SOURCE MATERIAL:
+ + + +
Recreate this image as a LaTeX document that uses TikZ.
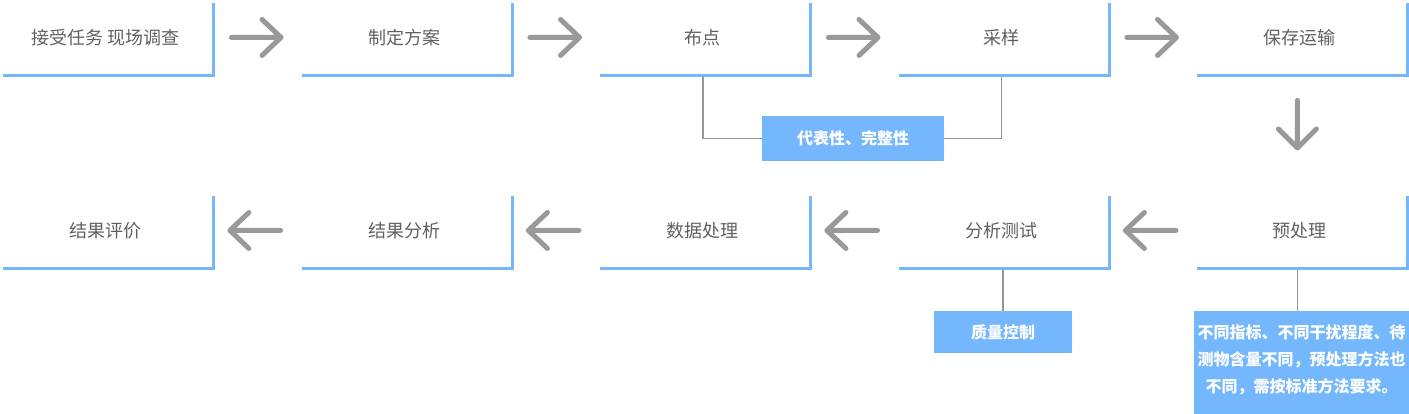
\documentclass[tikz,border=0pt]{standalone}
\usepackage{fontspec}
\setmainfont{Noto Sans CJK SC}
\definecolor{bl}{RGB}{116,183,253}
\definecolor{tx}{RGB}{96,96,96}
\definecolor{ar}{RGB}{153,153,153}
\definecolor{ln}{RGB}{150,150,150}
\newcommand\bxedges[1]{\draw[edge] ([xshift=5pt]#1.north east) -- ([xshift=5pt,yshift=-4pt]#1.south east) -- ([yshift=-4pt]#1.south west);}
\begin{document}
\begin{tikzpicture}[x=1pt,y=-1pt,
  box/.style={minimum width=205.5pt, minimum height=68.5pt, inner sep=0pt, anchor=north west, text=tx, font=\fontsize{18}{22}\selectfont},
  edge/.style={draw=bl, line width=3pt},
  arr/.style={draw=ar, line width=5pt, line cap=round, line join=round},
  conn/.style={draw=ln, line width=1.5pt},
  lab/.style={fill=bl, text=white, inner sep=0pt, font=\bfseries\fontsize{16}{27}\selectfont}]
\useasboundingbox (0,0) rectangle (1409,414);
% top row
\node[box] (b1) at (3,3) {接受任务 现场调查};
\node[box] (b2) at (301.5,3) {制定方案};
\node[box] (b3) at (600,3) {布点};
\node[box] (b4) at (898.5,3) {采样};
\node[box] (b5) at (1197,3) {保存运输};
% bottom row
\node[box] (b6) at (3,196) {结果评价};
\node[box] (b7) at (301.5,196) {结果分析};
\node[box] (b8) at (600,196) {数据处理};
\node[box] (b9) at (898.5,196) {分析测试};
\node[box] (b10) at (1197,196) {预处理};
% labels
\node[lab, minimum width=182pt, minimum height=45pt] (lab1) at (853,138.5) {代表性、完整性};
\node[lab, minimum width=138pt, minimum height=42pt] (lab2) at (1003,332) {质量控制};
\node[lab, minimum width=215pt, minimum height=103pt] (lab3) at (1301.5,362.5) {};
\node[text=white, inner sep=0pt, align=center, font=\bfseries\fontsize{16}{27}\selectfont] (lab3t) at (1301.5,360) {不同指标、不同干扰程度、待\\测物含量不同，预处理方法也\\不同，需按标准方法要求。};
% connectors to labels
\draw[conn] ([yshift=-4pt]b3.south) |- (lab1.west);
\draw[conn] ([yshift=-4pt]b4.south) |- (lab1.east);
\draw[conn] ([xshift=1.5pt,yshift=-4pt]b9.south) -- ([xshift=1.5pt]b9.south |- lab2.north);
\draw[conn] ([xshift=-2.5pt,yshift=-4pt]b10.south) -- ([xshift=-2.5pt]b10.south |- lab3.north);
% box edges
\foreach \b in {b1,b2,b3,b4,b5,b6,b7,b8,b9,b10} {\bxedges{\b}}
% right arrows
\foreach \i/\j in {b1/b2,b2/b3,b3/b4,b4/b5} {
  \path ([xshift=22.5pt]\i.east) coordinate (t) ([xshift=-20.5pt]\j.west) coordinate (h);
  \draw[arr] (t) -- (h) ++(-19,-18) -- (h) -- ++(-19,18);
}
% left arrows
\foreach \i/\j in {b6/b7,b7/b8,b8/b9,b9/b10} {
  \path ([xshift=21pt]\i.east) coordinate (h) ([xshift=-21pt]\j.west) coordinate (t);
  \draw[arr] (t) -- (h) ++(19,-18) -- (h) -- ++(19,18);
}
% down arrow
\path ([xshift=-2.5pt,yshift=-28.5pt]b5.south) coordinate (dt) ([xshift=-2.5pt,yshift=48pt]b10.north) coordinate (dh);
\draw[arr] (dt) -- (dh) ++(-19,-19) -- (dh) -- ++(19,-19);
\end{tikzpicture}
\end{document}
+ + + +
THE PROBLEM:
Copy the listing exactly. Any image in it stays out of the copy.

RESPONSE TO THIS EXERCISE:
Recreate this image as a LaTeX document that uses TikZ.
\documentclass[tikz,border=0pt]{standalone}
\usepackage{fontspec}
\setmainfont{Noto Sans CJK SC}
\definecolor{bl}{RGB}{116,183,253}
\definecolor{tx}{RGB}{96,96,96}
\definecolor{ar}{RGB}{153,153,153}
\definecolor{ln}{RGB}{150,150,150}
\newcommand\bxedges[1]{\draw[edge] ([xshift=5pt]#1.north east) -- ([xshift=5pt,yshift=-4pt]#1.south east) -- ([yshift=-4pt]#1.south west);}
\begin{document}
\begin{tikzpicture}[x=1pt,y=-1pt,
  box/.style={minimum width=205.5pt, minimum height=68.5pt, inner sep=0pt, anchor=north west, text=tx, font=\fontsize{18}{22}\selectfont},
  edge/.style={draw=bl, line width=3pt},
  arr/.style={draw=ar, line width=5pt, line cap=round, line join=round},
  conn/.style={draw=ln, line width=1.5pt},
  lab/.style={fill=bl, text=white, inner sep=0pt, font=\bfseries\fontsize{16}{27}\selectfont}]
\useasboundingbox (0,0) rectangle (1409,414);
% top row
\node[box] (b1) at (3,3) {接受任务 现场调查};
\node[box] (b2) at (301.5,3) {制定方案};
\node[box] (b3) at (600,3) {布点};
\node[box] (b4) at (898.5,3) {采样};
\node[box] (b5) at (1197,3) {保存运输};
% bottom row
\node[box] (b6) at (3,196) {结果评价};
\node[box] (b7) at (301.5,196) {结果分析};
\node[box] (b8) at (600,196) {数据处理};
\node[box] (b9) at (898.5,196) {分析测试};
\node[box] (b10) at (1197,196) {预处理};
% labels
\node[lab, minimum width=182pt, minimum height=45pt] (lab1) at (853,138.5) {代表性、完整性};
\node[lab, minimum width=138pt, minimum height=42pt] (lab2) at (1003,332) {质量控制};
\node[lab, minimum width=215pt, minimum height=103pt] (lab3) at (1301.5,362.5) {};
\node[text=white, inner sep=0pt, align=center, font=\bfseries\fontsize{16}{27}\selectfont] (lab3t) at (1301.5,360) {不同指标、不同干扰程度、待\\测物含量不同，预处理方法也\\不同，需按标准方法要求。};
% connectors to labels
\draw[conn] ([yshift=-4pt]b3.south) |- (lab1.west);
\draw[conn] ([yshift=-4pt]b4.south) |- (lab1.east);
\draw[conn] ([xshift=1.5pt,yshift=-4pt]b9.south) -- ([xshift=1.5pt]b9.south |- lab2.north);
\draw[conn] ([xshift=-2.5pt,yshift=-4pt]b10.south) -- ([xshift=-2.5pt]b10.south |- lab3.north);
% box edges
\foreach \b in {b1,b2,b3,b4,b5,b6,b7,b8,b9,b10} {\bxedges{\b}}
% right arrows
\foreach \i/\j in {b1/b2,b2/b3,b3/b4,b4/b5} {
  \path ([xshift=22.5pt]\i.east) coordinate (t) ([xshift=-20.5pt]\j.west) coordinate (h);
  \draw[arr] (t) -- (h) ++(-19,-18) -- (h) -- ++(-19,18);
}
% left arrows
\foreach \i/\j in {b6/b7,b7/b8,b8/b9,b9/b10} {
  \path ([xshift=21pt]\i.east) coordinate (h) ([xshift=-21pt]\j.west) coordinate (t);
  \draw[arr] (t) -- (h) ++(19,-18) -- (h) -- ++(19,18);
}
% down arrow
\path ([xshift=-2.5pt,yshift=-28.5pt]b5.south) coordinate (dt) ([xshift=-2.5pt,yshift=48pt]b10.north) coordinate (dh);
\draw[arr] (dt) -- (dh) ++(-19,-19) -- (dh) -- ++(19,-19);
\end{tikzpicture}
\end{document}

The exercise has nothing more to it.